Not really. Suddenly in demand, Laudrup was already jockeying for a new contract and Jenkins was covering his bases. Although the Dane signed a two-year deal, the manager wasn’t getting on with his chairman — or, it seemed, many of his players, who complained of an almost total lack of discipline. After losing six out of eight league games, Laudrup rewarded himself with two days off in Paris and Jenkins rewarded him with the sack. The Dane subsequently spent a season in Qatar, doing the double then refusing to extend his contract.
30. Mauricio Pochettino (Southampton, Tottenham)
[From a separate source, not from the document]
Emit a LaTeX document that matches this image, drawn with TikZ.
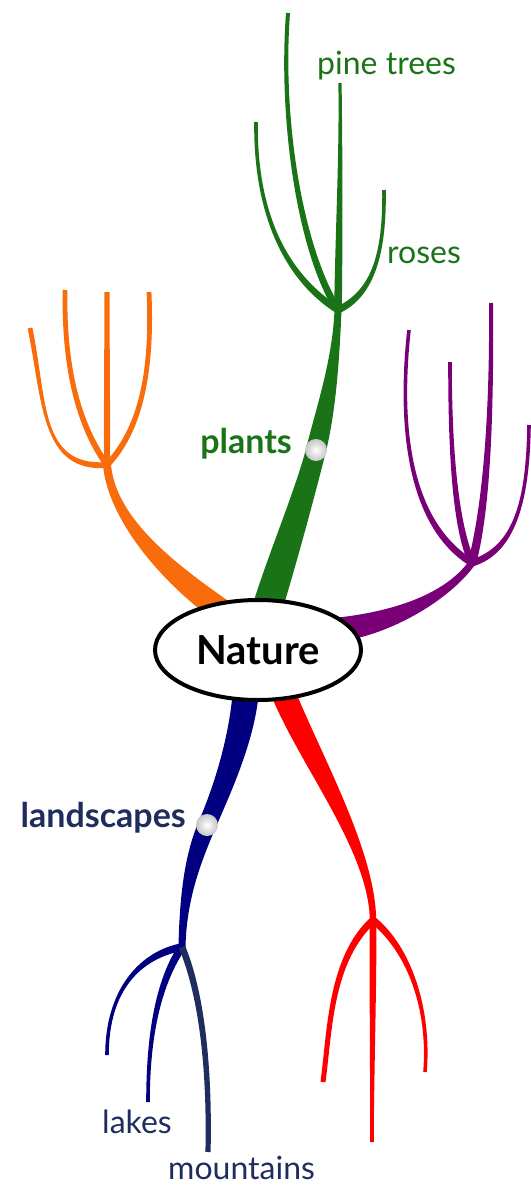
\documentclass[tikz,border=0pt]{standalone}
\usepackage{fontspec}
\setmainfont{Lato}
\usepackage{xcolor}
\usepackage{tikz}
\usetikzlibrary{calc,shapes.geometric,backgrounds}
\definecolor{natgreen}{HTML}{1B7317}
\definecolor{natorange}{HTML}{F86C0B}
\definecolor{natpurple}{HTML}{7A0077}
\definecolor{natnavy}{HTML}{000080}
\definecolor{natslate}{HTML}{1F2D5E}
\definecolor{natred}{HTML}{FF0000}
\tikzset{
  topic/.style={ellipse, draw=black, line width=4pt, fill=white, minimum width=206pt, minimum height=100pt, inner sep=0pt, font=\fontsize{40}{48}\selectfont\bfseries},
  mainlabel/.style={inner sep=0pt, font=\fontsize{34}{40}\selectfont\bfseries},
  sublabel/.style={inner sep=0pt, font=\fontsize{32}{38}\selectfont},
  knob/.style={circle, shading=radial, inner color=white, outer color=gray!45, minimum size=22pt, inner sep=0pt}
}
% tapered branch: colour, from, control 1, control 2, to, half width at from, half width at to
\newcommand\drawbranch[7]{%
  \fill[#1] ($(#2)!#6!90:(#3)$)
    .. controls ($(#3)!#6!-90:(#2)$) and ($(#4)!#7!90:(#5)$) .. ($(#5)!#7!-90:(#4)$)
    -- ($(#5)!#7!90:(#4)$)
    .. controls ($(#4)!#7!-90:(#5)$) and ($(#3)!#6!90:(#2)$) .. ($(#2)!#6!-90:(#3)$) -- cycle;
}

\begin{document}
\begin{tikzpicture}[x=1pt,y=-1pt]
  \useasboundingbox (0,0) rectangle (530,1188);

  \node[topic] (nature) at (258,650) {Nature};
  \node[knob] (plantsdot) at (316,450) {};
  \node[knob] (landdot) at (207,825) {};

  \coordinate (gbase) at (266,612);
  \coordinate (obase) at (226,614);
  \coordinate (pbase) at (334,630);
  \coordinate (nbase) at (246,690);
  \coordinate (rbase) at (282,690);

  \coordinate (gfork) at (338,310);
  \coordinate (ofork) at (107,465);
  \coordinate (pfork) at (472,563);
  \coordinate (nfork) at (182,947);
  \coordinate (rfork) at (373,920);

  \node[sublabel, text=natgreen, anchor=base west] (pinetrees) at (317,75) {pine trees};
  \node[sublabel, text=natgreen, anchor=base west] (roses) at (387,263) {roses};
  \node[mainlabel, text=natgreen, anchor=base east] (plants) at (292,453) {plants};
  \node[mainlabel, text=natslate, anchor=base east] (landscapes) at (186,827) {landscapes};
  \node[sublabel, text=natslate, anchor=base west] (lakes) at (102,1133) {lakes};
  \node[sublabel, text=natslate, anchor=base west] (mountains) at (168,1179) {mountains};

  \begin{scope}[on background layer]
    % plants
    \drawbranch{natgreen}{gbase}{282,560}{306,490}{plantsdot}{15pt}{10pt}
    \drawbranch{natgreen}{plantsdot}{326,410}{336,360}{gfork}{10pt}{3.5pt}
    \drawbranch{natgreen}{gfork}{300,250}{280,120}{288,13}{3.5pt}{2pt}
    \drawbranch{natgreen}{gfork}{290,280}{255,220}{256,122}{3.5pt}{1.8pt}
    \drawbranch{natgreen}{gfork}{339,230}{341,160}{340,83}{3.8pt}{1.6pt}
    \drawbranch{natgreen}{gfork}{370,295}{385,260}{384,190}{3.5pt}{1.8pt}
    % orange
    \drawbranch{natorange}{obase}{170,575}{112,520}{ofork}{12pt}{4pt}
    \drawbranch{natorange}{ofork}{40,470}{45,400}{30,328}{3pt}{2.4pt}
    \drawbranch{natorange}{ofork}{75,420}{64,360}{65,290}{3pt}{2.4pt}
    \drawbranch{natorange}{ofork}{107,410}{107,350}{107,292}{3.2pt}{2.6pt}
    \drawbranch{natorange}{ofork}{145,425}{152,360}{149,292}{3pt}{2.4pt}
    % purple
    \drawbranch{natpurple}{pbase}{385,625}{445,600}{pfork}{12pt}{3.5pt}
    \drawbranch{natpurple}{pfork}{410,525}{398,430}{409,330}{3.5pt}{1.8pt}
    \drawbranch{natpurple}{pfork}{455,525}{450,450}{450,362}{3.5pt}{1.8pt}
    \drawbranch{natpurple}{pfork}{486,510}{492,420}{491,303}{4.2pt}{2pt}
    \drawbranch{natpurple}{pfork}{515,550}{528,500}{529,425}{3.5pt}{1.8pt}
    % landscapes
    \drawbranch{natnavy}{nbase}{242,740}{222,790}{landdot}{13pt}{9pt}
    \drawbranch{natnavy}{landdot}{192,860}{183,900}{nfork}{9pt}{3.5pt}
    \drawbranch{natnavy}{nfork}{140,955}{107,990}{107,1055}{3.8pt}{1.8pt}
    \drawbranch{natnavy}{nfork}{160,980}{148,1030}{148,1102}{3.8pt}{1.8pt}
    \drawbranch{natslate}{nfork}{200,990}{210,1060}{208,1152}{3.3pt}{2.6pt}
    % red
    \drawbranch{natred}{rbase}{310,760}{372,850}{rfork}{12pt}{3.2pt}
    \drawbranch{natred}{rfork}{330,960}{330,1030}{323,1082}{3.5pt}{2.5pt}
    \drawbranch{natred}{rfork}{373,1000}{372,1080}{372,1142}{3.5pt}{1.8pt}
    \drawbranch{natred}{rfork}{410,950}{430,1010}{425,1072}{3.5pt}{1.8pt}
  \end{scope}
\end{tikzpicture}
\end{document}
Southampton: 13 January, 2013 to 27 May, 2014
Tottenham: 27 May, 2014 to date
It had all gone a bit quiet on the foreign-coach front. Since Roberto Mancini’s arrival at Man City in late 2009, the only fresh top-flight recruits from abroad had been Andre Villas-Boas and Michael Laudrup. But that changed in January 2013, when Southampton sent journalists scurrying to the internet to research Mauricio Pochettino.
The Argentine was parachuted in to replace Nigel Adkins, in what was seen as a somewhat harsh move considering the popular Scouser had led Saints to consecutive promotions and 15th spot in the top flight. Pochettino had caught Southampton suit Les Reed’s eye during scouting missions for Philippe Coutinho — “the more we saw of Espanyol, the more we liked about the coach” — and the decision was vindicated in the Argentine’s first full season, as a rigorous Saints side, led by a manager now comfortable enough to ditch the interpreter, finished eighth.
That brought Spurs calling. After Andre Villas-Boas they had elevated Tim Sherwood, so they were crying out for a bit of calm-headed organisation. Pochettino’s high-energy pressing, attacking style and faith in youth suited Tottenham’s history and personnel: symbolically, Harry Kane replaced flop signing Roberto Soldado.
In his first season, Spurs finished fifth, once again just missing out on the Champions League — but in his second campaign they smashed that glass ceiling and maintained a dogged pursuit of leaders Leicester until early May. Pochettino’s promotion of suitable youth from the excellent academies at Southampton and Tottenham has also fed into the rejuvenation of the England team — 11 Three Lions debutants since 2013 have been coached by him — and if he can incorporate the Champions League demands into Spurs’ high-energy play, there may yet be bigger stories to come from the affable Argentine.